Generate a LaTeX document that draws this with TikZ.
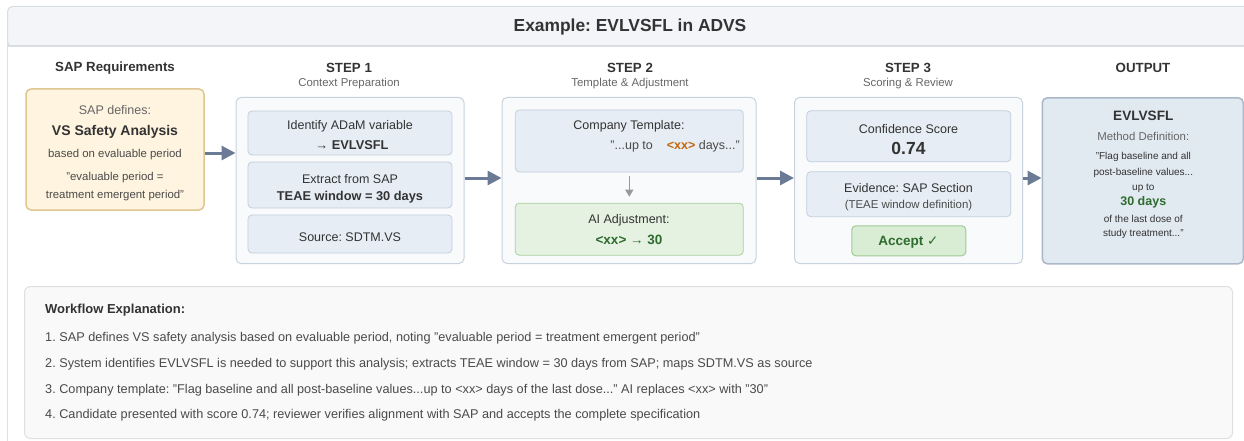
\documentclass[tikz,border=0pt]{standalone}
\usepackage{fontspec}
\setmainfont{Liberation Sans}
\newfontfamily\symfont{DejaVu Sans}
\usetikzlibrary{arrows.meta}
\frenchspacing

\definecolor{ink}{HTML}{333333}
\definecolor{soft}{HTML}{666666}
\definecolor{mid}{HTML}{4A4A4A}
\definecolor{titlefill}{HTML}{F4F5F8}
\definecolor{titleline}{HTML}{DADDE2}
\definecolor{frameline}{HTML}{E0E0E0}
\definecolor{sapfill}{HTML}{FFF4DF}
\definecolor{sapline}{HTML}{DEC792}
\definecolor{panelfill}{HTML}{F8FAFC}
\definecolor{panelline}{HTML}{C9D2DD}
\definecolor{infill}{HTML}{E6EDF4}
\definecolor{inline}{HTML}{C3CFDC}
\definecolor{greenfill}{HTML}{E5F2E1}
\definecolor{greenline}{HTML}{A9D19C}
\definecolor{okfill}{HTML}{D8EDD3}
\definecolor{okline}{HTML}{9FCB95}
\definecolor{okink}{HTML}{2E6B2E}
\definecolor{outfill}{HTML}{E1E9F1}
\definecolor{outline}{HTML}{A9B7C8}
\definecolor{flowc}{HTML}{6B7B95}
\definecolor{tmplc}{HTML}{C8650A}
\definecolor{notefill}{HTML}{F9F9F9}

\begin{document}
\begin{tikzpicture}[x=1pt,y=-1pt,
  txt/.style={inner sep=0pt, text=ink, font=\fontsize{12.5}{15}\selectfont},
  bold/.style={inner sep=0pt, text=ink, font=\fontsize{12.8}{15}\selectfont\bfseries},
  hdr/.style={inner sep=0pt, text=ink, font=\fontsize{13.3}{16}\selectfont\bfseries},
  sub/.style={inner sep=0pt, text=soft, font=\fontsize{11.4}{14}\selectfont},
  quote/.style={inner sep=0pt, text=ink, font=\fontsize{10}{12}\selectfont},
  note/.style={inner sep=0pt, anchor=west, text=mid, font=\fontsize{12.7}{15}\selectfont},
  panel/.style={draw=panelline, fill=panelfill, rounded corners=5pt, line width=1pt,
    minimum width=#1, minimum height=166pt, inner sep=0pt},
  inbox/.style={draw=inline, fill=infill, rounded corners=4pt, line width=0.8pt, inner sep=0pt},
  flow/.style={draw=flowc, line width=3pt, -{Triangle[length=14pt,width=14pt]}},
]
\useasboundingbox (0,0) rectangle (1244,441);
\clip (0,0) rectangle (1244,441);

% frame and title bar
\draw[frameline, line width=1pt] (7,30) -- (7,445);
\node[draw=titleline, fill=titlefill, rounded corners=5pt, line width=1pt,
  minimum width=1260pt, minimum height=40pt, anchor=north west, inner sep=0pt] (bar) at (7,6) {};
\draw[titleline, line width=1.5pt] (7.5,46) -- (1244,46);
\node[inner sep=0pt, text=ink, font=\fontsize{17.4}{20}\selectfont\bfseries] (title) at (630,27) {Example: EVLVSFL in ADVS};

% column headers
\node[hdr] (h0) at (115,68) {SAP Requirements};
\node[hdr] (h1) at (349,68) {STEP 1};
\node[sub] (h1s) at (349,84) {Context Preparation};
\node[hdr] (h2) at (630,68) {STEP 2};
\node[sub] (h2s) at (630,84) {Template \& Adjustment};
\node[hdr] (h3) at (908,68) {STEP 3};
\node[sub] (h3s) at (908,84) {Scoring \& Review};
\node[hdr] (h4) at (1143,68) {OUTPUT};

% SAP requirements
\node[draw=sapline, fill=sapfill, rounded corners=5pt, line width=1.5pt, inner sep=0pt,
  minimum width=178pt, minimum height=121pt] (sap) at (115,149.5) {};
\node[txt, text=soft] (sap1) at (115,110.5) {SAP defines:};
\node[bold, font=\fontsize{14}{17}\selectfont\bfseries] (sap2) at (115,131.5) {VS Safety Analysis};
\node[sub, text=mid] (sap3) at (115,155) {based on evaluable period};
\node[sub, text=mid] (sap4) at (115,177.5) {"evaluable period =};
\node[sub, text=mid] (sap5) at (115,195.5) {treatment emergent period"};

% step 1
\node[panel=228pt] (s1) at (350,180.5) {};
\node[inbox, minimum width=204pt, minimum height=44pt] (s1a) at (350,133) {};
\node[txt] (s1a1) at (350,126.7) {Identify ADaM variable};
\node[bold] (s1a2) at (352,145) {→ EVLVSFL};
\node[inbox, minimum width=204pt, minimum height=46pt] (s1b) at (350,185) {};
\node[txt] (s1b1) at (350,179) {Extract from SAP};
\node[bold] (s1b2) at (350,196.7) {TEAE window = 30 days};
\node[inbox, minimum width=204pt, minimum height=38pt] (s1c) at (350,234) {};
\node[txt] (s1c1) at (350,236.7) {Source: SDTM.VS};

% step 2
\node[panel=254pt] (s2) at (629,180.5) {};
\node[inbox, minimum width=228pt, minimum height=62pt] (s2a) at (629.3,141) {};
\node[txt] (s2a1) at (629,126.7) {Company Template:};
\node[txt, anchor=east, text=mid] (s2a2) at (740,146.7)
  {"...up to\hspace{14pt}{\color{tmplc}\bfseries <xx>} days..."};
\node[draw=greenline, fill=greenfill, rounded corners=4pt, line width=0.8pt, inner sep=0pt,
  minimum width=228pt, minimum height=52pt] (s2b) at (629.3,229.2) {};
\node[txt] (s2b1) at (629,220) {AI Adjustment:};
\node[bold, text=okink, font=\fontsize{13.5}{16}\selectfont\bfseries] (s2b2) at (629,240) {<xx> → 30};
\draw[draw=gray!80, line width=1.5pt, -{Triangle[length=7pt,width=8pt]}] (s2a.south) ++(0,4) coordinate (gtop) -- (s2b.north |- 0,196.7);

% step 3
\node[panel=228pt] (s3) at (908.5,180.5) {};
\node[inbox, minimum width=204pt, minimum height=51pt] (s3a) at (908.8,136.3) {};
\node[txt] (s3a1) at (908.5,129) {Confidence Score};
\node[inner sep=0pt, text=ink, font=\fontsize{17.5}{20}\selectfont\bfseries] (s3a2) at (908.5,148.3) {0.74};
\node[inbox, minimum width=204pt, minimum height=45pt] (s3b) at (908.8,194.2) {};
\node[txt] (s3b1) at (908.5,187.7) {Evidence: SAP Section};
\node[sub, text=mid] (s3b2) at (908.5,205.7) {(TEAE window definition)};
\node[draw=okline, fill=okfill, rounded corners=4pt, line width=1pt, inner sep=0pt,
  minimum width=114pt, minimum height=30pt] (ok) at (908.8,240.8) {};
\node[bold, text=okink, font=\fontsize{13.5}{16}\selectfont\bfseries] (okt) at (908.5,242) {Accept {\symfont\mdseries ✓}};

% output
\node[draw=outline, fill=outfill, rounded corners=5pt, line width=1.5pt, inner sep=0pt,
  minimum width=201pt, minimum height=166pt] (out) at (1142.8,180.8) {};
\node[inner sep=0pt, text=ink, font=\fontsize{13.6}{16}\selectfont\bfseries] (o1) at (1143.3,116) {EVLVSFL};
\node[sub] (o2) at (1143.3,136) {Method Definition:};
\node[quote] (o3) at (1143.3,157.3) {"Flag baseline and all};
\node[quote] (o4) at (1143.3,173.3) {post-baseline values...};
\node[quote] (o5) at (1143.3,188.3) {up to};
\node[inner sep=0pt, text=okink, font=\fontsize{12.5}{15}\selectfont\bfseries] (o6) at (1143.3,202.7) {30 days};
\node[quote] (o7) at (1143.3,219.3) {of the last dose of};
\node[quote] (o8) at (1143.3,234.3) {study treatment..."};

% flow arrows
\draw[flow] (sap.east |- 0,153) -- (s1.west |- 0,153);
\draw[flow] (s1.east |- 0,178) -- (s2.west |- 0,178);
\draw[flow] (s2.east |- 0,178) -- (s3.west |- 0,178);
\draw[flow] (s3.east |- 0,178) -- (out.west |- 0,178);

% explanation panel
\node[draw=frameline, fill=notefill, rounded corners=6pt, line width=1pt, inner sep=0pt,
  minimum width=1208pt, minimum height=152pt, anchor=north west] (notes) at (24,286) {};
\node[note, font=\fontsize{13}{16}\selectfont\bfseries, text=ink] (n0) at (45,310) {Workflow Explanation:};
\node[note] (n1) at (45,338.5) {1. SAP defines VS safety analysis based on evaluable period, noting "evaluable period = treatment emergent period"};
\node[note] (n2) at (45,364.5) {2. System identifies EVLVSFL is needed to support this analysis; extracts TEAE window = 30 days from SAP; maps SDTM.VS as source};
\node[note] (n3) at (45,390) {3. Company template: "Flag baseline and all post-baseline values...up to <xx> days of the last dose..." AI replaces <xx> with "30"};
\node[note] (n4) at (45,415.5) {4. Candidate presented with score 0.74; reviewer verifies alignment with SAP and accepts the complete specification};
\end{tikzpicture}
\end{document}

## WRITTEN EXERCISE
Locate and copy each line in the data above that includes the word "this".

## RESULT
Generate a LaTeX document that draws this with TikZ.
\node[note] (n2) at (45,364.5) {2. System identifies EVLVSFL is needed to support this analysis; extracts TEAE window = 30 days from SAP; maps SDTM.VS as source};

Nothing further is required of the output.